EXERCISE REQUIREMENTS: Work out how many lines of the listing hold "matplotlib", then state only that count.

INFORMATION SUPPLIED:
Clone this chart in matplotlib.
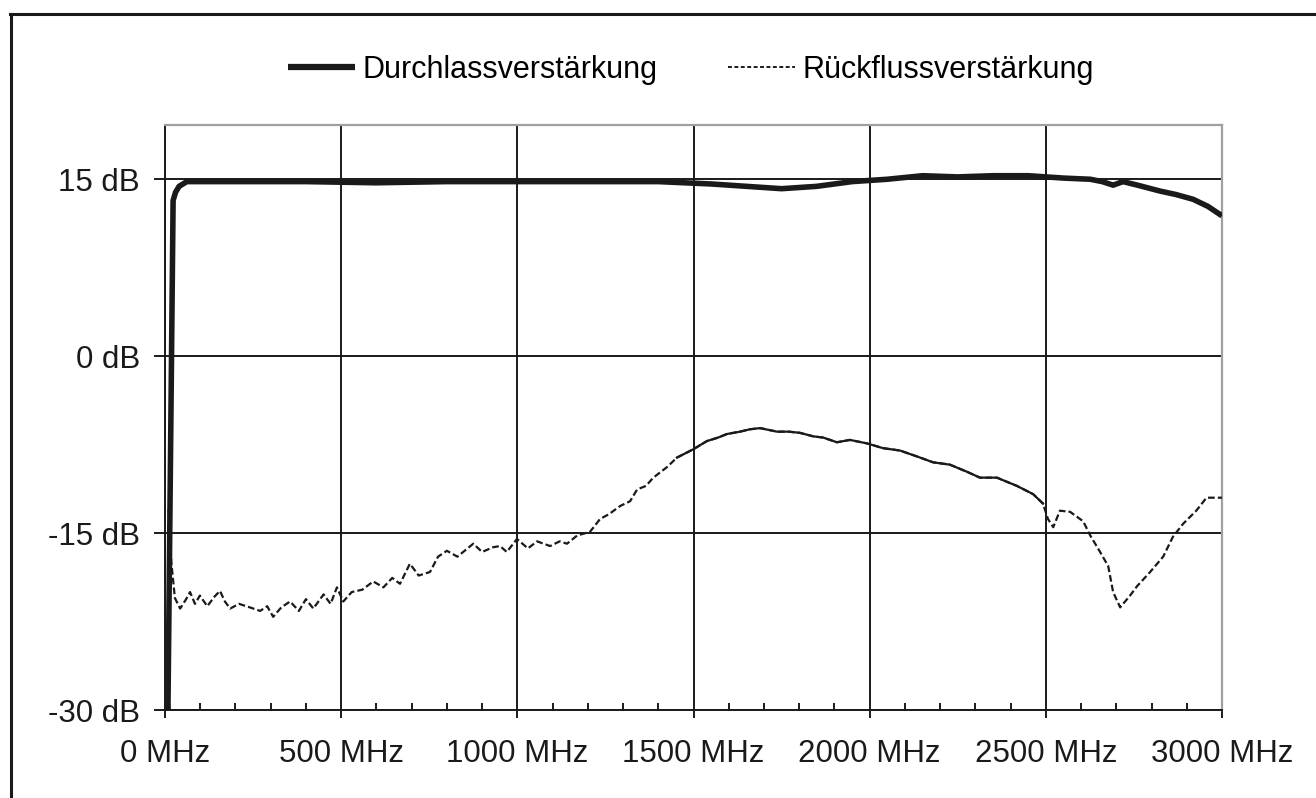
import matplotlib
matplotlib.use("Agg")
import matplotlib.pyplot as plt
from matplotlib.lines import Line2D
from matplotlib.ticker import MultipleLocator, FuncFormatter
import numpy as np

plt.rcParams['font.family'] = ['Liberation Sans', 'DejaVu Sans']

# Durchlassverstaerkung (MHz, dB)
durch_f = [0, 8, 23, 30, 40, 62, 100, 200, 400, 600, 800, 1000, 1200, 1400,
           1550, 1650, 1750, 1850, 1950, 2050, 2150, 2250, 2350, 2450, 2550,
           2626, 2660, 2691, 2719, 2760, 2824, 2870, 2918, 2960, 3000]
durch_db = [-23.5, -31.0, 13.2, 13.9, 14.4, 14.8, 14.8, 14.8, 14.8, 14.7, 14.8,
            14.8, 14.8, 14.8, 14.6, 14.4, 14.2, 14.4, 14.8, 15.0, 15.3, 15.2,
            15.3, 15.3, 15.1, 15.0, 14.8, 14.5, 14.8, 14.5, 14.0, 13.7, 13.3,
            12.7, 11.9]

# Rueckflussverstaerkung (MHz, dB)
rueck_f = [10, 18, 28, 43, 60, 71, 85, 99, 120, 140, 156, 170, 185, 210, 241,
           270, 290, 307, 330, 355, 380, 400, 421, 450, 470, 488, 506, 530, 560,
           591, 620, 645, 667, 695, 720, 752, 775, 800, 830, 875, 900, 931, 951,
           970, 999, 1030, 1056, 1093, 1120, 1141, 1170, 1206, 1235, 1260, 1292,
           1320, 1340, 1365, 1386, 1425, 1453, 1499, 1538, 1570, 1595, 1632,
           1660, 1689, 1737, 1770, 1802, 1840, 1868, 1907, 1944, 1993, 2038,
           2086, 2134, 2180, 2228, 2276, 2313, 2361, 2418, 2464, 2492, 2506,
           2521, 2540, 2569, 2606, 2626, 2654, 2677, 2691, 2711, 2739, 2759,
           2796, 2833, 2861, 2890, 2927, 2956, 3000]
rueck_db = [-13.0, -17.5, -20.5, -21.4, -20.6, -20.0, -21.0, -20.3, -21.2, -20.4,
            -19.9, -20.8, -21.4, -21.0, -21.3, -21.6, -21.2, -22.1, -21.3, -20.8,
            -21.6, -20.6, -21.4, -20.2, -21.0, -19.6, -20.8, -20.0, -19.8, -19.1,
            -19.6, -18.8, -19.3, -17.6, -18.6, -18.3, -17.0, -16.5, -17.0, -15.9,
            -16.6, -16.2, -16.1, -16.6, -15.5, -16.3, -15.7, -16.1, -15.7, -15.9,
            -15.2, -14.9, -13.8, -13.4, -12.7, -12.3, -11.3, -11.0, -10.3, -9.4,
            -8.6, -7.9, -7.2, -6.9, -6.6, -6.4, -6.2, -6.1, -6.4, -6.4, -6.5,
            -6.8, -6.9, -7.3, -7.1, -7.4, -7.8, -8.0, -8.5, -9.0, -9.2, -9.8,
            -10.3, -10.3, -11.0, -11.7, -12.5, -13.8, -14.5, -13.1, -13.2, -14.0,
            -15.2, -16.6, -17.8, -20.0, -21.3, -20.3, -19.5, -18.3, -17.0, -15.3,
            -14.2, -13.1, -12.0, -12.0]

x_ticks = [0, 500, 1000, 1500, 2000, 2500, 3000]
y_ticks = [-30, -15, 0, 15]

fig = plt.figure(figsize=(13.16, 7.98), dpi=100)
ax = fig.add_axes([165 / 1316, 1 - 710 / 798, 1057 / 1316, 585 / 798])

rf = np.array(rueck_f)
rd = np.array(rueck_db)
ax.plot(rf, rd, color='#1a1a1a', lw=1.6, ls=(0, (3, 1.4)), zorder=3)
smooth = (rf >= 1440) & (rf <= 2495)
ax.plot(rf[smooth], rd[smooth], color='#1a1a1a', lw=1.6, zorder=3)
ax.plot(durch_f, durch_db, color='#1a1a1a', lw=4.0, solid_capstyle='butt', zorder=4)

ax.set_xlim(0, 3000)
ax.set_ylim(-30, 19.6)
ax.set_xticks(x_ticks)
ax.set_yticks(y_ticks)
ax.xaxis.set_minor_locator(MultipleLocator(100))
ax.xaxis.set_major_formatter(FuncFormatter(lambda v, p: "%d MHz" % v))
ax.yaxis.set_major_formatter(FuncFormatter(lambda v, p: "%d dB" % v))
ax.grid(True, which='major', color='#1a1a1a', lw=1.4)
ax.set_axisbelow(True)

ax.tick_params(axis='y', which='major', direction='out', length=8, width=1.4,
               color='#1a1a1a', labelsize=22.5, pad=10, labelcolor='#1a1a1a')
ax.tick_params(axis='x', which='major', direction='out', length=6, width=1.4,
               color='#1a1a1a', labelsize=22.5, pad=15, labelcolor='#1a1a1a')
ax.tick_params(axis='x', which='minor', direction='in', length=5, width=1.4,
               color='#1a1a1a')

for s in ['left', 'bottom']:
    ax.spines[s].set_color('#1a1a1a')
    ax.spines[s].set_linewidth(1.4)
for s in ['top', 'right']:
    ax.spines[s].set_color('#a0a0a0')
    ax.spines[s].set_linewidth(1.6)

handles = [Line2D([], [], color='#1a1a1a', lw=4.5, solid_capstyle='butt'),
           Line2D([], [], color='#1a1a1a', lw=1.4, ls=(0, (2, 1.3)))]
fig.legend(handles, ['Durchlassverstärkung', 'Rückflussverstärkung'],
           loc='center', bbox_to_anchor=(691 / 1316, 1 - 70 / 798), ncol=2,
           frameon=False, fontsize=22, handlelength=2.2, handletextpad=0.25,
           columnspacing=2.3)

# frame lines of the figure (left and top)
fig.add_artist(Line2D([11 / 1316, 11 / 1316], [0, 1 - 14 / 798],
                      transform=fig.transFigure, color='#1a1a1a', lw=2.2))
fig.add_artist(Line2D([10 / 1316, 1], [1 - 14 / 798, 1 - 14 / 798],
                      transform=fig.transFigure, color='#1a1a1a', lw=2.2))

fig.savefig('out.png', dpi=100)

EXERCISE ANSWER: 6